Yusup Prasetiyo

Personal information
- Full name: Muhamad Yusup Prasetiyo
- Date of birth: 21 June 1990 (age 35)
- Place of birth: South Tangerang, Indonesia

Youth career
- Persita Tangerang

International career
- Years: Team / Apps / (Gls)
- 2005: Indonesia U17

Managerial career
- 2016: Celebest F.C. (assistant)
- 2017: Yunnan Flying Tigers FC (youth)
- 2018: PSMS Medan (assistant)
- 2019: PSIM Yogyakarta (assistant)
- 2020: PS Barito Putera (assistant)
- 2021–2022: Kelantan FC (assistant)
- 2022: PSPS Riau
- 2023: Sriwijaya FC
- 2024: Sumut United FC

= Yusup Prasetiyo =

Indonesian football manager (born 1990)

Muhamad Yusup Prasetiyo (born 21 June 1990) is an Indonesian football manager who last managed Sumut United FC.

==Early life==
Prasetiyo was born on 21 June 1990 in South Tangerang, Indonesia and is of Betawi ethnicity. As a youth player, he joined the youth academy of Persita Tangerang and played for the Indonesia national under-17 football team in 2005. After retiring from playing football, he attended the Faculty of Tarbiyah and Teacher Training in Indonesia, where he studied Indonesian language education.

==Managerial career==
Prasetiyo obtained his AFC A Coaching License and started his managerial career as an assistant manager of Indonesian side Celebest FC, before being appointed as a youth manager of Chinese side Yunnan Flying Tigers FC in 2017. One year later, he was appointed as an assistant manager of Indonesian side PSMS Medan. Ahead of the 2019 season, he was appointed as an assistant manager of Indonesian side PSIM Yogyakarta.

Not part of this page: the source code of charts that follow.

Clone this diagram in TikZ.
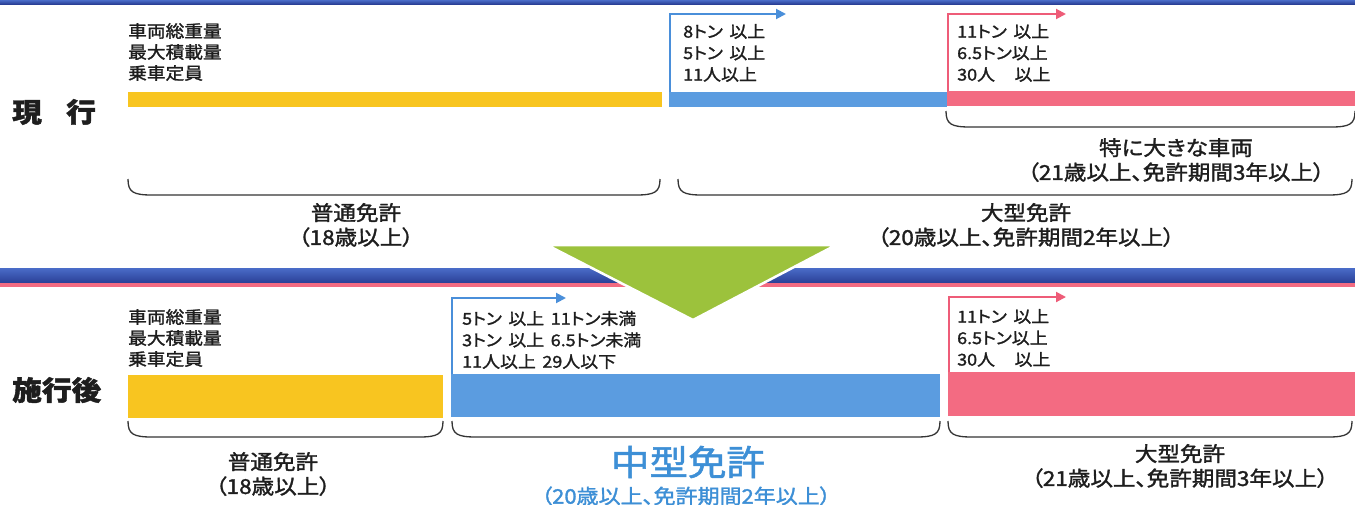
\documentclass[tikz,border=0pt]{standalone}
\usepackage{fontspec}
\setmainfont{Noto Sans CJK JP}[FakeStretch=1.1, RawFeature=+palt, FakeBold=1.5]
\usetikzlibrary{arrows.meta}
\definecolor{yel}{HTML}{F8C520}
\definecolor{blu}{HTML}{5B9CE0}
\definecolor{pnk}{HTML}{F36B82}
\definecolor{arB}{HTML}{4A8FDA}
\definecolor{arP}{HTML}{EE5C78}
\definecolor{txt}{HTML}{1E1E1E}
\definecolor{bandT}{HTML}{4A6CC8}
\definecolor{bandB}{HTML}{2A3F96}
\definecolor{grn}{HTML}{9CC23C}
\definecolor{midB}{HTML}{3D8FD6}
\newcommand\mybrace[3]{\draw[brace] (#1,#3) .. controls (#1,#3+13) and (#1+5,#3+16) .. (#1+24,#3+16) -- (#2-24,#3+16) .. controls (#2-5,#3+16) and (#2,#3+13) .. (#2,#3);}
\newcommand\jsp{\hspace{0.4em}}
\begin{document}
\begin{tikzpicture}[x=1pt,y=-1pt,
  bar/.style={draw=none,inner sep=0pt,outer sep=0pt,anchor=north west},
  lab/.style={inner sep=0pt,anchor=west,align=left,text=txt,font=\fontsize{17}{21}\selectfont},
  ann/.style={inner sep=0pt,anchor=west,align=left,text=txt,font=\fontsize{16.3}{21.5}\selectfont},
  lic/.style={inner sep=0pt,align=center,text=txt,font=\fontsize{20.5}{24.5}\selectfont},
  head/.style={inner sep=0pt,anchor=west,text=txt,font=\fontsize{27}{30}\selectfont\bfseries},
  arrB/.style={draw=arB,line width=2pt,-{Triangle[length=10pt,width=10pt]}},
  arrP/.style={draw=arP,line width=2pt,-{Triangle[length=10pt,width=10pt]}},
  brace/.style={draw=txt!90,line width=1.3pt}]
\useasboundingbox (0,0) rectangle (1355,504);
\fill[white] (0,0) rectangle (1355,504);
% bands
\shade[top color=bandT,bottom color=bandB] (0,0) rectangle (1355,4);
\shade[top color=bandT,bottom color=bandB] (0,268) rectangle (1355,283);
\fill[pnk] (0,283) rectangle (1355,287);
% green triangle
\filldraw[fill=grn,draw=white,line width=2.5pt,line join=miter] (547,245) -- (836,245) -- (693,320) -- cycle;

% headings
\node[head] (h1) at (12,112) {現\hspace{0.9em}行};
\node[head] (h2) at (12,390) {施行後};

% ---------- top row ----------
\node[lab] (l1) at (128,52) {車両総重量\\最大積載量\\乗車定員};
\node[bar,fill=yel,minimum width=534pt,minimum height=15pt] (y1) at (128,92) {};
\node[bar,fill=blu,minimum width=278pt,minimum height=15pt] (b1) at (669,92) {};
\node[bar,fill=pnk,minimum width=408pt,minimum height=15pt] (p1) at (947,91) {};
\coordinate (ab1) at (786,14);
\coordinate (ap1) at (1066,14);
\draw[arrB] ([xshift=1pt]b1.north west) |- (ab1);
\draw[arrP] ([xshift=1pt]p1.north west) |- (ap1);
\node[ann] (t1) at (683,53) {8トン\jsp 以上\\5トン\jsp 以上\\11人以上};
\node[ann] (t2) at (957,53) {11トン\jsp 以上\\6.5トン以上\\30人\hspace{1.2em}以上};
\mybrace{946}{1355}{111}
\node[lic] (s1) at (1176,160) {特に大きな車両\\（21歳以上、免許期間3年以上）};
\mybrace{128}{660}{179}
\mybrace{678}{1352}{179}
\node[lic] (f1) at (356,225) {普通免許\\（18歳以上）};
\node[lic] (o1) at (1026,225) {大型免許\\（20歳以上、免許期間2年以上）};

% ---------- bottom row ----------
\node[lab] (l2) at (128,338) {車両総重量\\最大積載量\\乗車定員};
\node[bar,fill=yel,minimum width=315pt,minimum height=43pt] (y2) at (128,375) {};
\node[bar,fill=blu,minimum width=489pt,minimum height=43pt] (b2) at (451,374) {};
\node[bar,fill=pnk,minimum width=407pt,minimum height=44pt] (p2) at (948,372) {};
\coordinate (ab2) at (566,298);
\coordinate (ap2) at (1066,297);
\draw[arrB] ([xshift=1pt]b2.north west) |- (ab2);
\draw[arrP] ([xshift=1pt]p2.north west) |- (ap2);
\node[ann] (t3) at (462,340) {5トン\jsp 以上\jsp 11トン未満\\3トン\jsp 以上\jsp 6.5トン未満\\11人以上\jsp 29人以下};
\node[ann] (t4) at (957,338) {11トン\jsp 以上\\6.5トン以上\\30人\hspace{1.2em}以上};
\mybrace{128}{443}{421}
\mybrace{452}{940}{421}
\mybrace{948}{1352}{421}
\node[lic] (f2) at (273,474) {普通免許\\（18歳以上）};
\node[lic] (o2) at (1180,466) {大型免許\\（21歳以上、免許期間3年以上）};
\node[inner sep=0pt,text=midB,font=\fontsize{35}{38}\selectfont] (m2) at (688,462) {中型免許};
\node[inner sep=0pt,text=midB,font=\fontsize{20}{22}\selectfont] (m3) at (686,496) {（20歳以上、免許期間2年以上）};
\end{tikzpicture}
\end{document}
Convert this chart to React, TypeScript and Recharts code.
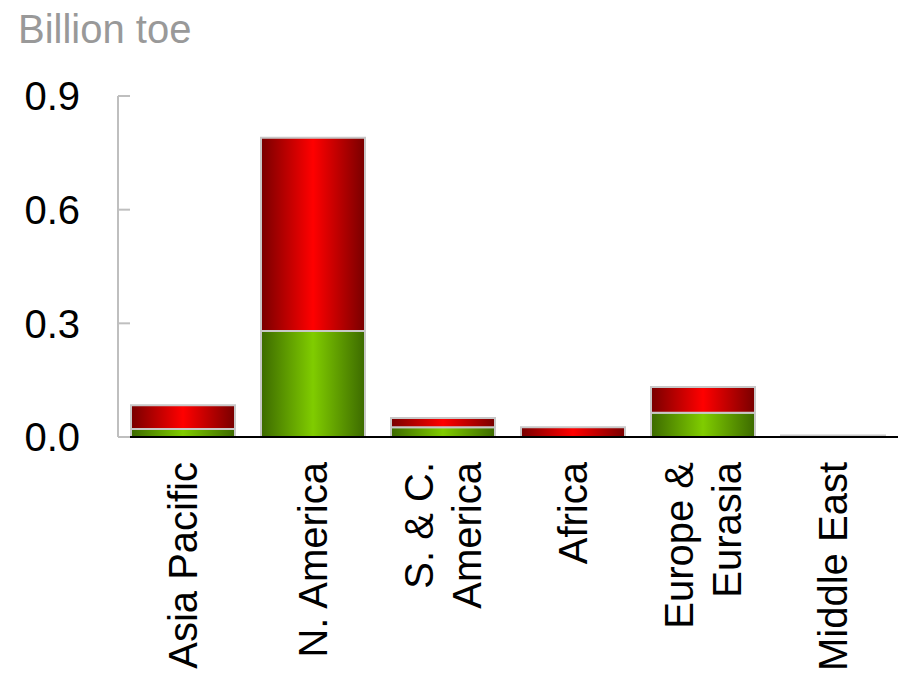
import React from 'react';
import { BarChart, Bar, XAxis, YAxis } from 'recharts';

// regions along the x axis; line breaks mark where the rotated label wraps
const regions = ['Asia Pacific', 'N. America', 'S. & C.\nAmerica', 'Africa', 'Europe &\nEurasia', 'Middle East'];
// lower (green) and upper (red) parts of each stacked bar, billion toe
const greenPart = [0.021, 0.28, 0.026, 0, 0.064, 0.002];
const redPart = [0.063, 0.51, 0.024, 0.026, 0.068, 0.002];
const yTicks = [0, 0.3, 0.6, 0.9];

const data = regions.map((name, i) => ({ name, green: greenPart[i], red: redPart[i] }));

const FONT = '"Liberation Sans", Arial, sans-serif';

const YTick = (props: any) => {
  const { x, y, payload } = props;
  const axisX = x + 38;
  return (
    <g>
      <line x1={axisX} x2={axisX + 12} y1={y} y2={y} stroke="#bfbfbf" strokeWidth={2} />
      <text x={x} y={y} dy="0.36em" textAnchor="end" fontSize={40} fontFamily={FONT} fill="#000">
        {payload.value.toFixed(1)}
      </text>
    </g>
  );
};

const XTick = (props: any) => {
  const { x, y, payload } = props;
  const lines = String(payload.value).split('\n');
  const lh = 48;
  const top = y + 17;
  return (
    <text
      transform={`rotate(-90, ${x}, ${top})`}
      x={x}
      y={top}
      textAnchor="end"
      fontSize={40}
      fontFamily={FONT}
      fill="#000"
    >
      {lines.map((l, i) => (
        <tspan key={i} x={x} dy={i === 0 ? -((lines.length - 1) / 2) * lh + 14 : lh}>
          {l}
        </tspan>
      ))}
    </text>
  );
};

export default function App() {
  return (
    <div style={{ position: 'absolute', left: 0, top: 0, width: 898, height: 679, background: '#fff' }}>
      <div
        style={{
          position: 'absolute',
          left: 18,
          top: 9,
          fontFamily: FONT,
          fontSize: 40,
          color: '#999999',
          lineHeight: 1,
        }}
      >
        Billion toe
      </div>
      <BarChart
        width={898}
        height={679}
        data={data}
        margin={{ top: 96, right: 0, bottom: 0, left: 8 }}
        barCategoryGap="10%"
      >
        <defs>
          <linearGradient id="gradRed" x1="0" y1="0" x2="1" y2="0">
            <stop offset="0%" stopColor="#780000" />
            <stop offset="50%" stopColor="#ff0000" />
            <stop offset="100%" stopColor="#780000" />
          </linearGradient>
          <linearGradient id="gradGreen" x1="0" y1="0" x2="1" y2="0">
            <stop offset="0%" stopColor="#3c6a00" />
            <stop offset="50%" stopColor="#80cc00" />
            <stop offset="100%" stopColor="#3c6a00" />
          </linearGradient>
        </defs>
        <XAxis
          dataKey="name"
          height={242}
          interval={0}
          axisLine={{ stroke: '#000', strokeWidth: 2 }}
          tickLine={false}
          tick={<XTick />}
        />
        <YAxis
          type="number"
          domain={[0, 0.9]}
          ticks={yTicks}
          width={110}
          tickSize={0}
          tickMargin={38}
          axisLine={{ stroke: '#bfbfbf', strokeWidth: 2 }}
          tickLine={false}
          tick={<YTick />}
        />
        <Bar dataKey="green" stackId="a" fill="url(#gradGreen)" stroke="#c8c8c8" strokeWidth={2} isAnimationActive={false} />
        <Bar dataKey="red" stackId="a" fill="url(#gradRed)" stroke="#c8c8c8" strokeWidth={2} isAnimationActive={false} />
      </BarChart>
    </div>
  );
}
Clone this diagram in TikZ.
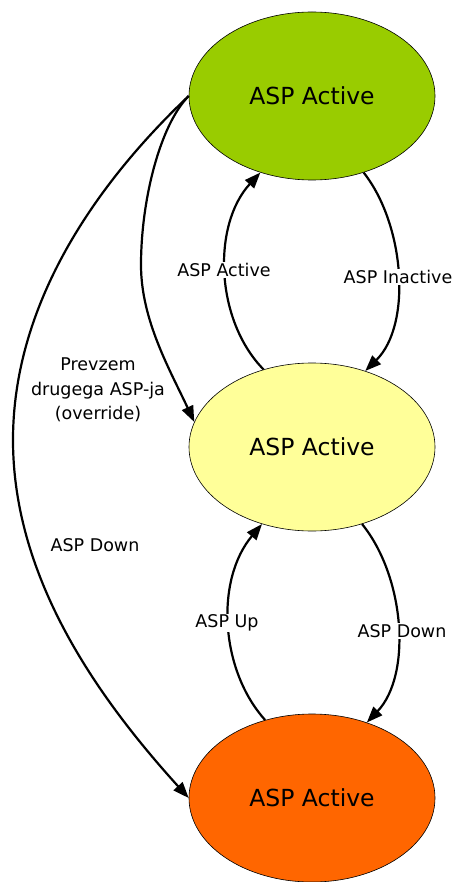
\documentclass[tikz,border=0pt]{standalone}
\usepackage{fontspec}
\setmainfont{DejaVu Sans}
\usetikzlibrary{arrows.meta,shapes.geometric}
\definecolor{aspgreen}{HTML}{99CC00}
\definecolor{aspyellow}{HTML}{FFFF99}
\definecolor{asporange}{HTML}{FF6600}
\begin{document}
\begin{tikzpicture}[x=1pt,y=-1pt,
  state/.style={ellipse, draw=black, line width=0.6pt, minimum width=246pt,
    minimum height=168pt, inner sep=0pt, font=\fontsize{23.5}{28}\selectfont},
  trans/.style={line width=2.2pt, -{Triangle[length=16pt,width=12pt]}},
  lbl/.style={fill=white, inner sep=1pt, align=center,
    font=\fontsize{17.5}{24.5}\selectfont},
  freelbl/.style={lbl, fill=none}]
\useasboundingbox (0,0) rectangle (455,882);

% states
\node[state, fill=aspgreen]  (top) at (312,96)  {ASP Active};
\node[state, fill=aspyellow] (mid) at (312,447) {ASP Active};
\node[state, fill=asporange] (bot) at (312,798) {ASP Active};

% transitions between neighbouring states
\draw[trans] (top.-56) .. controls (405,225) and (412,325) .. (mid.55);
\draw[trans] (mid.122) .. controls (215,320) and (212,225) .. (top.-124);
\draw[trans] (mid.-57) .. controls (405,577) and (412,675) .. (bot.54);
\draw[trans] (bot.121) .. controls (220,670) and (215,580) .. (mid.-123);

% long transitions on the left
\draw[trans] (top.west) .. controls (160,125) and (141,200) .. (141,265)
  .. controls (141,320) and (170,370) .. (mid.168);
\draw[trans] (top.west) .. controls (100,180) and (13,300) .. (13,440)
  .. controls (13,580) and (100,700) .. (bot.west);

% transition labels
\node[lbl] (lInactive) at (398,277) {ASP Inactive};
\node[lbl] (lActive)   at (224,270) {ASP Active};
\node[lbl] (lUp)       at (227,623) {ASP Up};
\node[lbl] (lDownR)    at (402,631) {ASP Down};
\node[freelbl] (lDownL)    at (95,545)  {ASP Down};
\node[freelbl] (lOverride) at (98,390)  {Prevzem\\drugega ASP-ja\\(override)};
\end{tikzpicture}
\end{document}
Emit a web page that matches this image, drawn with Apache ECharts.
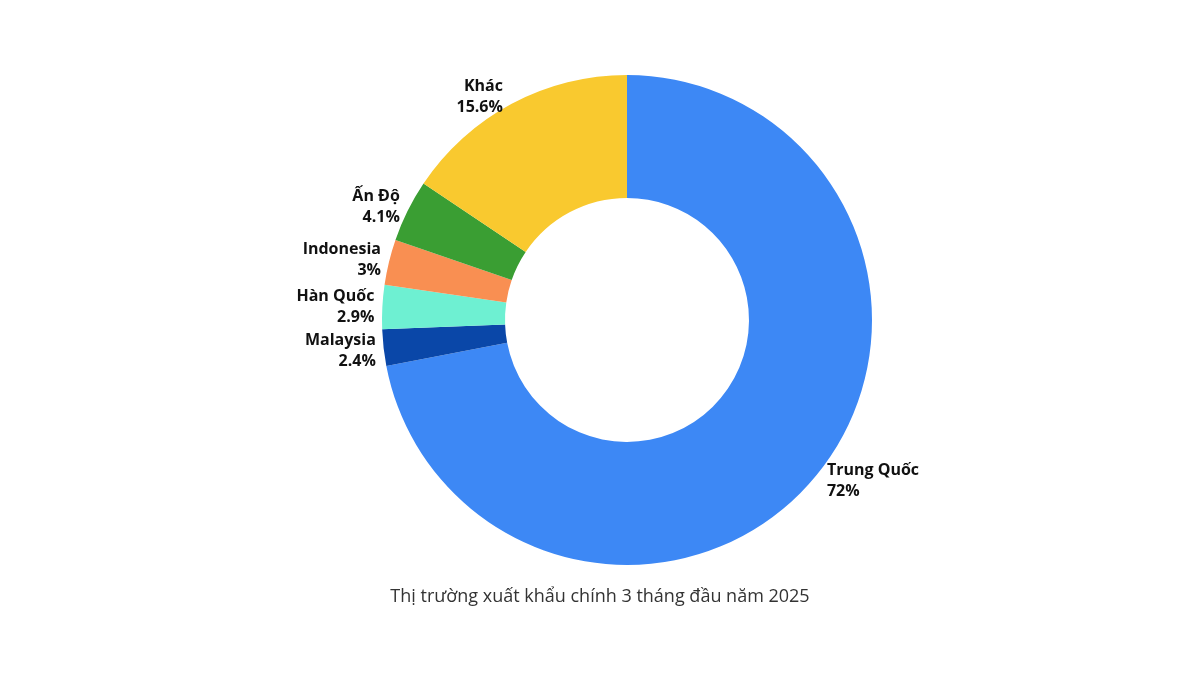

In 2020, he was appointed as an assistant manager of Indonesian side PS Barito Putera. Subsequently, he was appointed as an assistant manager of Malaysian side Kelantan FC in 2021. His first role as head coach came after he was appointed manager of Indonesian side PSPS Riau in 2022. Midway through 2023, he was appointed manager of Indonesian side Sriwijaya FC. Following his stint there, he was appointed manager of Indonesian side Sumut United FC.